+++ Data rows

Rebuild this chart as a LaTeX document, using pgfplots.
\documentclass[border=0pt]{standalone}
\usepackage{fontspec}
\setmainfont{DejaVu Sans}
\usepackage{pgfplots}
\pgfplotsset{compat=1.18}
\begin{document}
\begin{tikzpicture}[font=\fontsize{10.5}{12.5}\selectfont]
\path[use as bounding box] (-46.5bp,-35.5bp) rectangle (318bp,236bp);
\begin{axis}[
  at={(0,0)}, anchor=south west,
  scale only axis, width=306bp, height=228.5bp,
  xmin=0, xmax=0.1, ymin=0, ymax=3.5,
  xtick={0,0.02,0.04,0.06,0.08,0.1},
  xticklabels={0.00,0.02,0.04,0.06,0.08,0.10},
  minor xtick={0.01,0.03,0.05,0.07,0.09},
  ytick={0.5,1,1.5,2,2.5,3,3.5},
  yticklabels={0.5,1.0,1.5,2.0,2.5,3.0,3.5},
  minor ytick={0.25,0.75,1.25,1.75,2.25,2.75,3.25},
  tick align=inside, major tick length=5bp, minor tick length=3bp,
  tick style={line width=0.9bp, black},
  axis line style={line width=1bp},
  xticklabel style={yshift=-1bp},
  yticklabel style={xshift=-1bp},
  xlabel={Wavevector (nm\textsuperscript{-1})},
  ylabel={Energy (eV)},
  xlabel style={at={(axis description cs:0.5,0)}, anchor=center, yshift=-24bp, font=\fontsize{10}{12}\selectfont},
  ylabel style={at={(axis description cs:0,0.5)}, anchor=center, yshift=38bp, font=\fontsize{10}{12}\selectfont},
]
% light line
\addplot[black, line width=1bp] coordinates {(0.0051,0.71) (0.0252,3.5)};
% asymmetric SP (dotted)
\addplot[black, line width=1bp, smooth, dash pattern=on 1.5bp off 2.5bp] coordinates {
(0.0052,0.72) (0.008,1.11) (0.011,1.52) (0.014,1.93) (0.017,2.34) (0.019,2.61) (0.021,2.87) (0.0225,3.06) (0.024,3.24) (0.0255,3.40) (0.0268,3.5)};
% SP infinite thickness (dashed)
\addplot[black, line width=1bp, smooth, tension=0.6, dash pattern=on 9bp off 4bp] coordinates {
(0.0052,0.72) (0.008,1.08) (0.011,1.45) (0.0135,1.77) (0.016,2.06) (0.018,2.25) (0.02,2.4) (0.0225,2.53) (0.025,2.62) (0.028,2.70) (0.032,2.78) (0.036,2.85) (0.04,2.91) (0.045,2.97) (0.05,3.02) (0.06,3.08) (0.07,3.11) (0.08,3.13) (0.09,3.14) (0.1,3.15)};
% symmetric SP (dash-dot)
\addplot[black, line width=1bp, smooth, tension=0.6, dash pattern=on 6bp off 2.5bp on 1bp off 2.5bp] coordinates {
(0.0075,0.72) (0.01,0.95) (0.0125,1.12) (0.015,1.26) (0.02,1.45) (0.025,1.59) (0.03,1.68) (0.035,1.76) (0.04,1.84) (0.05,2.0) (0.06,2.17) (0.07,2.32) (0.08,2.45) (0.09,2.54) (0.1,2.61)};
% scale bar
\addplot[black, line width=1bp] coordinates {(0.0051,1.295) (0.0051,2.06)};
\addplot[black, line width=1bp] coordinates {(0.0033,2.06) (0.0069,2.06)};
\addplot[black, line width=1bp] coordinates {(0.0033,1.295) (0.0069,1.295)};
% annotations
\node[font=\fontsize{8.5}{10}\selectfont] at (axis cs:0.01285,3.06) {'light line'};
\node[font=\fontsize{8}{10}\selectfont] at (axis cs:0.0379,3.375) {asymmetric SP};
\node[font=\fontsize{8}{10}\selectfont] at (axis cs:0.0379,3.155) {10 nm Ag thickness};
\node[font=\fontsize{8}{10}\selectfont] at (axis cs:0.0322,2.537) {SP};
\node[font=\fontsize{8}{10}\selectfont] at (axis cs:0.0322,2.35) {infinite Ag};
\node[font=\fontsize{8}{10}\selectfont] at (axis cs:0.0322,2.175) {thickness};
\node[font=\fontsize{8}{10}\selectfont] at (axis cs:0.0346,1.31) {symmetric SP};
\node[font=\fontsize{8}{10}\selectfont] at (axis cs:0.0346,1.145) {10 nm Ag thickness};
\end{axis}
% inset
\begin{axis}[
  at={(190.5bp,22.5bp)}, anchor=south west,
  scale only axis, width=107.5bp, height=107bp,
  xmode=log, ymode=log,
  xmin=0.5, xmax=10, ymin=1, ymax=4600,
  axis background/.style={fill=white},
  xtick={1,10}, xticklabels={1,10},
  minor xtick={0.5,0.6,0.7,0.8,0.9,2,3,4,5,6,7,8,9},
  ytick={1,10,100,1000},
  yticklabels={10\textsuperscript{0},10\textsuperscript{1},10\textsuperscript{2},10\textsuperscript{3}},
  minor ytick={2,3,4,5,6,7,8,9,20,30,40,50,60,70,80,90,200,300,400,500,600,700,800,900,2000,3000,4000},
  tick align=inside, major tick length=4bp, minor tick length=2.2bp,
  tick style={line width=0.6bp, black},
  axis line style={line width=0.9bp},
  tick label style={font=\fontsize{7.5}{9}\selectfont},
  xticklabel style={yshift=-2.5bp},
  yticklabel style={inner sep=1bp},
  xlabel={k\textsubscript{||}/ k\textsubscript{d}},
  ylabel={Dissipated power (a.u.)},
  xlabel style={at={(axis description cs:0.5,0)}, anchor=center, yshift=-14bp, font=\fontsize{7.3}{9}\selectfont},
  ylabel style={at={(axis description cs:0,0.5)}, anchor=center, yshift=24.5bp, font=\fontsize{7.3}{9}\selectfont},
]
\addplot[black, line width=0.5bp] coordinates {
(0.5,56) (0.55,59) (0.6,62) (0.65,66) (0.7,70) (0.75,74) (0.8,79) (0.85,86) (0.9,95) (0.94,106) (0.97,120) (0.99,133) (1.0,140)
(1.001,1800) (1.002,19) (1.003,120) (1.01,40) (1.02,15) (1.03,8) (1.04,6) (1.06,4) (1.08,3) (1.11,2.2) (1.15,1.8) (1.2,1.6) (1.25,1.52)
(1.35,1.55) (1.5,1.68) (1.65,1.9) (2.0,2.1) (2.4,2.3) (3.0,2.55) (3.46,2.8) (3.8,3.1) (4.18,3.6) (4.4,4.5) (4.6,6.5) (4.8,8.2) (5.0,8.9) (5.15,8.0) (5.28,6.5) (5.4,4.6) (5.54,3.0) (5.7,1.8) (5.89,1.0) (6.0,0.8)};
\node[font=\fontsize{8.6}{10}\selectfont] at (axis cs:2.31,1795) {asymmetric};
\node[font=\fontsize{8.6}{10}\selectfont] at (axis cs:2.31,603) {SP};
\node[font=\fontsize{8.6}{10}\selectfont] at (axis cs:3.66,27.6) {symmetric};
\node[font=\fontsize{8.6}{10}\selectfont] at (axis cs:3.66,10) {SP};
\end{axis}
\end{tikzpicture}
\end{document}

++++++
+++ Data rows

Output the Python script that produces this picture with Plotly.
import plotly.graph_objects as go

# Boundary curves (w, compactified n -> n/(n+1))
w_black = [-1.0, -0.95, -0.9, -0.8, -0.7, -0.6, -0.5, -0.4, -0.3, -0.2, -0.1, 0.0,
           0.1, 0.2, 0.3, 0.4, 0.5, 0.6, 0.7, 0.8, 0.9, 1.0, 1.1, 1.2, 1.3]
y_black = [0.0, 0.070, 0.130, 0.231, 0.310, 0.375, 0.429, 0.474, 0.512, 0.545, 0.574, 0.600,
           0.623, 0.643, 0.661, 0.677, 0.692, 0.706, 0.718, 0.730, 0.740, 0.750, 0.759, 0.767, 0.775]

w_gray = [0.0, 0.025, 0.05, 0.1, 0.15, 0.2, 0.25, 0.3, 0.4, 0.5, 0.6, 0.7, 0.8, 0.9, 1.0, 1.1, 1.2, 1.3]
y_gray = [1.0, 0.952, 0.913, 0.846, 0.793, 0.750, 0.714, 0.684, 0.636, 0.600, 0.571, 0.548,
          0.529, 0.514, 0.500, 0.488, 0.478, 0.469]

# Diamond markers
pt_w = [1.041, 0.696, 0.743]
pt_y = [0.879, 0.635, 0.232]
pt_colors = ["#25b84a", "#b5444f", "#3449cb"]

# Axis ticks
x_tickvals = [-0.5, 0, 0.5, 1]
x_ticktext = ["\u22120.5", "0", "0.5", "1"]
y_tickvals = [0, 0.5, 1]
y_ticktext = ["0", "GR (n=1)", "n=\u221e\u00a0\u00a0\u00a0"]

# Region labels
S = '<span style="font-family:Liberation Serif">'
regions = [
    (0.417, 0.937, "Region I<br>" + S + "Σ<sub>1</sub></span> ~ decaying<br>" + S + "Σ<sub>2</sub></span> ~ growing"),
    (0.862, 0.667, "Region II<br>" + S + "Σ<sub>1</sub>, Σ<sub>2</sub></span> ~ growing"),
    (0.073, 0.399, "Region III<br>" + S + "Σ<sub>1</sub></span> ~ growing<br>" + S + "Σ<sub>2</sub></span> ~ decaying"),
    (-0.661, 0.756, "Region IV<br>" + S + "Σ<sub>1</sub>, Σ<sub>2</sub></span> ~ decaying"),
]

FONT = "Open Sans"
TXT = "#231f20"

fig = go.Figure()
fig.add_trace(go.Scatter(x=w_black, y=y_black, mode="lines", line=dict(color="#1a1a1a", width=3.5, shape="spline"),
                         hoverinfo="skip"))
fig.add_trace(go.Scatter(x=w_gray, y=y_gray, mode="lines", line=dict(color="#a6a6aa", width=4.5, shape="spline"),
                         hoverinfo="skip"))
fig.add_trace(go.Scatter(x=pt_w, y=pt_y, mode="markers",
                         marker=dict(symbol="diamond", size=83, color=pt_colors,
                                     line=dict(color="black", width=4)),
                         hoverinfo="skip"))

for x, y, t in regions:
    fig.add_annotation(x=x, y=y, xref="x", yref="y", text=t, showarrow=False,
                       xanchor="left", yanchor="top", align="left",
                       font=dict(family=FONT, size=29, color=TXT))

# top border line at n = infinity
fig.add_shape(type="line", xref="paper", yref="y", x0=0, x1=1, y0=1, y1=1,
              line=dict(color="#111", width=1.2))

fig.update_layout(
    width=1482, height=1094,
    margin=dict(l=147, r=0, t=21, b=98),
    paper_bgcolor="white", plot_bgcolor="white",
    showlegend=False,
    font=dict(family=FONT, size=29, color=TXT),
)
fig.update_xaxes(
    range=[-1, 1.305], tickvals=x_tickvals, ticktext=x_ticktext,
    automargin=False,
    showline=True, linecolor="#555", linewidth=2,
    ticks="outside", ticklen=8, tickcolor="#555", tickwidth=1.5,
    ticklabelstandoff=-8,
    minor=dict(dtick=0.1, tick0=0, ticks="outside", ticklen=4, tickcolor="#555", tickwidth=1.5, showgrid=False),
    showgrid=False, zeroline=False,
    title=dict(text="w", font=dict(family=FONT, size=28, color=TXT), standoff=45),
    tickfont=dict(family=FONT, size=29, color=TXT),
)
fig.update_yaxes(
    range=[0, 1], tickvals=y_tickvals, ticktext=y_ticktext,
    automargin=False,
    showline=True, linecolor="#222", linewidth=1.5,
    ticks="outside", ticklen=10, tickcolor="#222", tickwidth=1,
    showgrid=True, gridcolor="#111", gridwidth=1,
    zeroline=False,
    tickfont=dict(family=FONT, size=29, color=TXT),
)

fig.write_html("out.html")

++++++

## What to do
Using the data above, extract exactly the lines from the one that holds "Output the Python" to the one that holds "import plotly.graph_objects as go", both ends included, and no others.

## Reply
Output the Python script that produces this picture with Plotly.
import plotly.graph_objects as go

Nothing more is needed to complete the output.